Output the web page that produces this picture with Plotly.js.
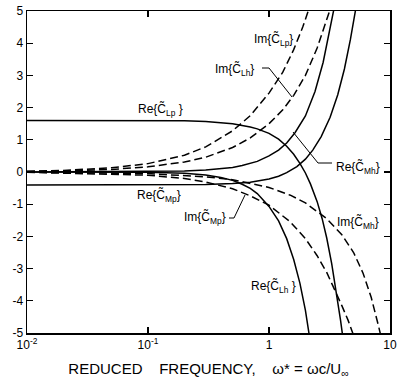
<!DOCTYPE html>
<html>
<head>
<meta charset="utf-8">
<script src="https://cdn.plot.ly/plotly-3.0.1.min.js"></script>
<style>html,body{margin:0;padding:0;background:#fff;}#chart{width:406px;height:384px;}</style>
</head>
<body>
<div id="chart"></div>
<script>
// Reduced frequency values (omega*) and curve values
const reCLp_x = [0.01, 0.1, 0.2, 0.3, 0.5, 0.7, 0.8, 1.0, 1.2, 1.4, 1.6, 1.8, 2.0, 2.2, 2.5, 2.75, 3.0, 3.3, 3.6, 3.9, 4.1];
const reCLp_y = [1.6, 1.6, 1.59, 1.57, 1.5, 1.4, 1.34, 1.2, 1.02, 0.8, 0.55, 0.27, -0.03, -0.37, -0.92, -1.45, -2.05, -2.85, -3.7, -4.6, -5.2];

const reCLh_x = [0.01, 0.1, 0.2, 0.3, 0.4, 0.5, 0.6, 0.7, 0.8, 1.0, 1.2, 1.4, 1.6, 1.8, 2.0, 2.2];
const reCLh_y = [0, -0.01, -0.04, -0.09, -0.17, -0.26, -0.38, -0.51, -0.67, -1.07, -1.52, -2.07, -2.72, -3.45, -4.3, -5.3];

const reCMh_x = [0.01, 0.1, 0.2, 0.3, 0.4, 0.5, 0.6, 0.8, 1.0, 1.2, 1.4, 1.64, 2.0, 2.4, 2.8, 3.2, 3.5];
const reCMh_y = [0, 0.01, 0.03, 0.06, 0.1, 0.14, 0.2, 0.33, 0.5, 0.68, 0.9, 1.22, 1.74, 2.5, 3.4, 4.4, 5.2];

const reCMp_x = [0.01, 0.1, 0.3, 0.5, 0.7, 1.0, 1.2, 1.4, 1.7, 2.0, 2.3, 2.7, 3.2, 3.7, 4.2, 4.7, 5.2, 5.4];
const reCMp_y = [-0.4, -0.4, -0.39, -0.36, -0.32, -0.22, -0.13, -0.02, 0.17, 0.4, 0.68, 1.1, 1.7, 2.4, 3.2, 4.1, 5.0, 5.4];

const imCLp_x = [0.01, 0.02, 0.05, 0.1, 0.2, 0.3, 0.5, 0.7, 1.0, 1.3, 1.6, 1.9, 2.2];
const imCLp_y = [0.025, 0.05, 0.13, 0.26, 0.52, 0.78, 1.28, 1.75, 2.45, 3.1, 3.8, 4.5, 5.2];

const imCLh_x = [0.01, 0.02, 0.05, 0.1, 0.2, 0.3, 0.5, 0.7, 1.0, 1.3, 1.6, 2.0, 2.5, 3.0, 3.3];
const imCLh_y = [0.016, 0.03, 0.08, 0.16, 0.31, 0.46, 0.76, 1.06, 1.5, 1.93, 2.38, 3.0, 3.85, 4.7, 5.2];

const imCMp_x = [0.01, 0.1, 0.2, 0.3, 0.5, 0.7, 1.0, 1.5, 2.0, 2.5, 3.0, 3.5, 4.0, 4.5, 5.0, 5.2];
const imCMp_y = [-0.01, -0.1, -0.2, -0.31, -0.52, -0.74, -1.03, -1.55, -2.07, -2.6, -3.12, -3.65, -4.15, -4.6, -5.05, -5.25];

const imCMh_x = [0.01, 0.1, 0.3, 0.5, 1.0, 1.5, 2.0, 3.0, 4.0, 5.0, 6.0, 7.0, 8.0, 8.6];
const imCMh_y = [-0.005, -0.05, -0.15, -0.24, -0.48, -0.72, -0.96, -1.45, -1.95, -2.5, -3.15, -3.9, -4.75, -5.25];

const xTickVals = [0.01, 0.1, 1, 10];
const xTickText = ["10<sup>-2</sup>", "10<sup>-1</sup>", "1", "10"];
const yTickVals = [-5, -4, -3, -2, -1, 0, 1, 2, 3, 4, 5];
const yTickText = ["-5", "-4", "-3", "-2", "-1", "0", "1", "2", "3", "4", "5"];

const FONT = "Liberation Sans, Arial, Helvetica, sans-serif";
const solid = {color: "#000", width: 1.5};
const dashed = {color: "#000", width: 1.5, dash: "8px,4px"};

function tr(x, y, line) {
  return {x: x, y: y, type: "scatter", mode: "lines", line: line, hoverinfo: "skip", showlegend: false};
}

const data = [
  tr(reCLp_x, reCLp_y, solid),
  tr(reCLh_x, reCLh_y, solid),
  tr(reCMh_x, reCMh_y, solid),
  tr(reCMp_x, reCMp_y, solid),
  tr(imCLp_x, imCLp_y, dashed),
  tr(imCLh_x, imCLh_y, dashed),
  tr(imCMp_x, imCMp_y, dashed),
  tr(imCMh_x, imCMh_y, dashed)
];

// pixel -> paper helpers for labels/leaders
const L = 27, R = 390, T = 11, B = 333;
const px = p => (p - L) / (R - L);
const py = p => (B - p) / (B - T);

function lbl(text, x, y, xanchor) {
  return {text: text, x: px(x), y: py(y), xref: "paper", yref: "paper", showarrow: false,
          xanchor: xanchor || "center", yanchor: "middle", font: {family: FONT, size: 12, color: "#000"}};
}
function seg(x0, y0, x1, y1) {
  return {type: "line", xref: "paper", yref: "paper", x0: px(x0), y0: py(y0), x1: px(x1), y1: py(y1),
          line: {color: "#000", width: 1}};
}

const C = "C\u0303";
const annotations = [
  lbl("Re{" + C + "<sub>Lp</sub> }", 160, 110),
  lbl("Im{" + C + "<sub>Lp</sub>}", 273, 39),
  lbl("Im{" + C + "<sub>Lh</sub>}", 256, 70, "right"),
  lbl("Re{" + C + "<sub>Mh</sub>}", 334, 167, "left"),
  lbl("Re{" + C + "<sub>Mp</sub>}", 159, 195),
  lbl("Im{" + C + "<sub>Mp</sub>}", 228, 218, "right"),
  lbl("Im{" + C + "<sub>Mh</sub>}", 358, 222),
  lbl("Re{" + C + "<sub>Lh</sub> }", 273, 286)
];

const shapes = [
  seg(262, 68, 269, 68), seg(269, 68, 292, 97),
  seg(293, 132, 318, 163), seg(318, 163, 332, 163),
  seg(229, 218, 234, 218), seg(234, 218, 245, 195)
];

const layout = {
  width: 406, height: 384,
  margin: {l: L, r: 406 - R, t: T, b: 384 - B, pad: 0},
  paper_bgcolor: "#fff", plot_bgcolor: "#fff",
  font: {family: FONT, size: 12, color: "#000"},
  showlegend: false,
  xaxis: {
    type: "log", range: [-2, 1],
    tickvals: xTickVals, ticktext: xTickText,
    ticks: "inside", ticklen: 6, tickwidth: 1.2, tickcolor: "#000",
    showline: true, linecolor: "#000", linewidth: 1.5, mirror: "ticks",
    showgrid: false, zeroline: false,
    tickfont: {family: FONT, size: 12, color: "#000"},
    title: {text: "REDUCED\u00a0\u00a0\u00a0\u00a0FREQUENCY,\u00a0\u00a0\u00a0\u00a0\u03c9* = \u03c9c/U<sub>\u221e</sub>",
            font: {family: FONT, size: 15, color: "#000"}, standoff: 12}
  },
  yaxis: {
    range: [-5, 5],
    tickvals: yTickVals, ticktext: yTickText,
    ticks: "inside", ticklen: 6, tickwidth: 1.2, tickcolor: "#000",
    showline: true, linecolor: "#000", linewidth: 1.5, mirror: "ticks",
    showgrid: false, zeroline: false,
    tickfont: {family: FONT, size: 12, color: "#000"}
  },
  annotations: annotations,
  shapes: shapes
};

Plotly.newPlot("chart", data, layout, {staticPlot: true, displayModeBar: false});
</script>
</body>
</html>
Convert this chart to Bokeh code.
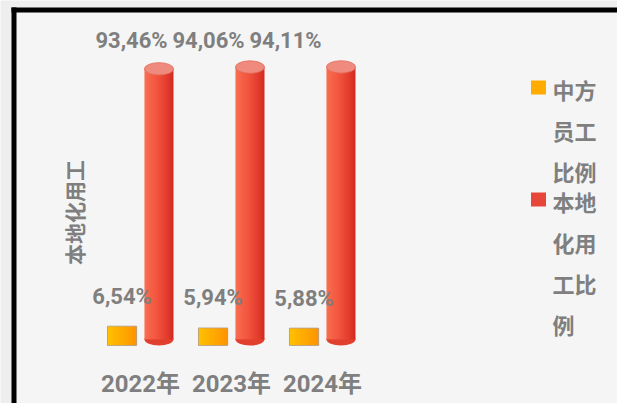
import numpy as np
from bokeh.plotting import figure
from bokeh.models import Range1d, BoxAnnotation
from bokeh.core.properties import value
from bokeh.embed import file_html
from bokeh.resources import INLINE

# ---- data ----
years = ["2022年", "2023年", "2024年"]
chinese_staff = [6.54, 5.94, 5.88]      # 中方员工比例 (%)
local_staff = [93.46, 94.06, 94.11]     # 本地化用工比例 (%)
series_names = ["中方员工比例", "本地化用工比例"]
y_title = "本地化用工"

# ---- layout helpers (canvas pixels -> data) ----
W, H = 617, 403
X0, XS = 140.0, 91.0
Y0, YS = 345.0, 2.96


def dx(px):
    return (px - X0) / XS


def dy(py):
    return (Y0 - py) / YS


NUMFONT = value("Roboto, Noto Sans CJK SC")
CJKFONT = value("Noto Sans CJK SC")
GRAY = "#7f7f7f"

p = figure(width=W, height=H, output_backend="svg", toolbar_location=None,
           x_range=Range1d(dx(0), dx(W)), y_range=Range1d(dy(H), dy(0)),
           x_axis_location=None, y_axis_location=None,
           min_border=0, min_border_left=0, min_border_right=0,
           min_border_top=0, min_border_bottom=0)
p.grid.visible = False
p.outline_line_color = None
p.background_fill_color = "#eeeeee"
p.border_fill_color = "#eeeeee"

# inner lighter panel
p.add_layout(BoxAnnotation(left=dx(16), right=dx(W), top=dy(12), bottom=dy(H),
                           fill_color="#f5f5f5", fill_alpha=1, line_color=None, level="underlay"))

# black frame lines (top and left)
p.add_layout(BoxAnnotation(left=dx(11), right=dx(W), top=dy(7), bottom=dy(12),
                           fill_color="black", fill_alpha=1, line_color=None))
p.add_layout(BoxAnnotation(left=dx(11), right=dx(16), top=dy(7), bottom=dy(H),
                           fill_color="black", fill_alpha=1, line_color=None))


def lerp(stops, t):
    for (t0, c0), (t1, c1) in zip(stops[:-1], stops[1:]):
        if t0 <= t <= t1:
            f = (t - t0) / (t1 - t0) if t1 > t0 else 0
            c = [round(a + (b - a) * f) for a, b in zip(c0, c1)]
            return "#%02x%02x%02x" % tuple(c)
    c = stops[-1][1]
    return "#%02x%02x%02x" % tuple(c)


xc = np.arange(len(years))
off = 0.203
bw = 0.319
N = 16
orange_stops = [(0, (255, 194, 0)), (1, (255, 148, 0))]
red_stops = [(0, (250, 112, 82)), (0.45, (242, 84, 62)), (0.85, (224, 56, 42)), (1, (205, 40, 32))]
eh = 4.2  # ellipse height (data units)

# orange bars (gradient strips)
for i in range(N):
    t = (i + 0.5) / N
    p.vbar(x=xc - off - bw / 2 + (i + 0.5) * bw / N, width=bw / N * 1.6,
           bottom=0, top=chinese_staff, fill_color=lerp(orange_stops, t), line_color=None)
p.vbar(x=xc - off, width=bw, bottom=0, top=chinese_staff, fill_color=None,
       line_color="#b0a090", line_width=0.8)

# red cylinders
p.ellipse(x=xc + off, y=[eh / 2] * len(years), width=bw, height=eh,
          fill_color="#e2402f", line_color=None)
for i in range(N):
    t = (i + 0.5) / N
    w = bw / N * (1.6 if 0 < i < N - 1 else 1.0)
    p.vbar(x=xc + off - bw / 2 + (i + 0.5) * bw / N, width=w,
           bottom=eh / 2, top=local_staff, fill_color=lerp(red_stops, t), line_color=None)
p.ellipse(x=xc + off, y=local_staff, width=bw, height=eh,
          fill_color="#ef8a7e", line_color="#e26a58", line_width=0.8)


def fmt(v):
    return f"{v:.2f}%".replace(".", ",")


# value labels
red_label_shift = [-9, -23, -37]
p.text(x=xc + np.array(red_label_shift) / XS, y=[dy(40)] * len(years),
       text=[fmt(v) for v in local_staff], text_align="center", text_baseline="middle",
       text_font=NUMFONT, text_font_style="bold", text_font_size="22px", text_color=GRAY)
p.text(x=xc - off, y=[v + 30 / YS for v in chinese_staff],
       text=[fmt(v) for v in chinese_staff], text_align="center", text_baseline="middle",
       text_font=NUMFONT, text_font_style="bold", text_font_size="22px", text_color=GRAY)

# category labels
p.text(x=xc, y=[dy(383)] * len(years), text=years, text_align="center",
       text_baseline="middle", text_font=NUMFONT, text_font_style="bold",
       text_font_size="24px", text_color=GRAY)

# y-axis title
p.text(x=[dx(73)], y=[dy(212)], text=[y_title], angle=np.pi / 2, text_align="center",
       text_baseline="middle", text_font=CJKFONT, text_font_style="bold",
       text_font_size="21px", text_color=GRAY)

# legend
leg_colors = ["#ffab00", "#e8463a"]
leg_start = [88, 200]
for name, col, y0 in zip(series_names, leg_colors, leg_start):
    p.rect(x=[dx(538)], y=[dy(y0 - 1)], width=15, height=14, width_units="screen",
           height_units="screen", fill_color=col, line_color=None)
    chunks = [name[j:j + 2] for j in range(0, len(name), 2)]
    p.text(x=[dx(552)] * len(chunks), y=[dy(y0 + 41 * j) for j in range(len(chunks))],
           text=chunks, text_align="left", text_baseline="middle", text_font=CJKFONT,
           text_font_style="bold", text_font_size="22px", text_color=GRAY)

open("out.html", "w").write(file_html(p, INLINE))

|---|

PROMPT:
Reproduce exactly the section that begins with the line containing "Convert this chart to Bokeh code." and ends with the line containing "from bokeh.resources import INLINE". Both boundary lines belong in the copy, but pictures do not.

SOLVED EXERCISE:
Convert this chart to Bokeh code.
import numpy as np
from bokeh.plotting import figure
from bokeh.models import Range1d, BoxAnnotation
from bokeh.core.properties import value
from bokeh.embed import file_html
from bokeh.resources import INLINE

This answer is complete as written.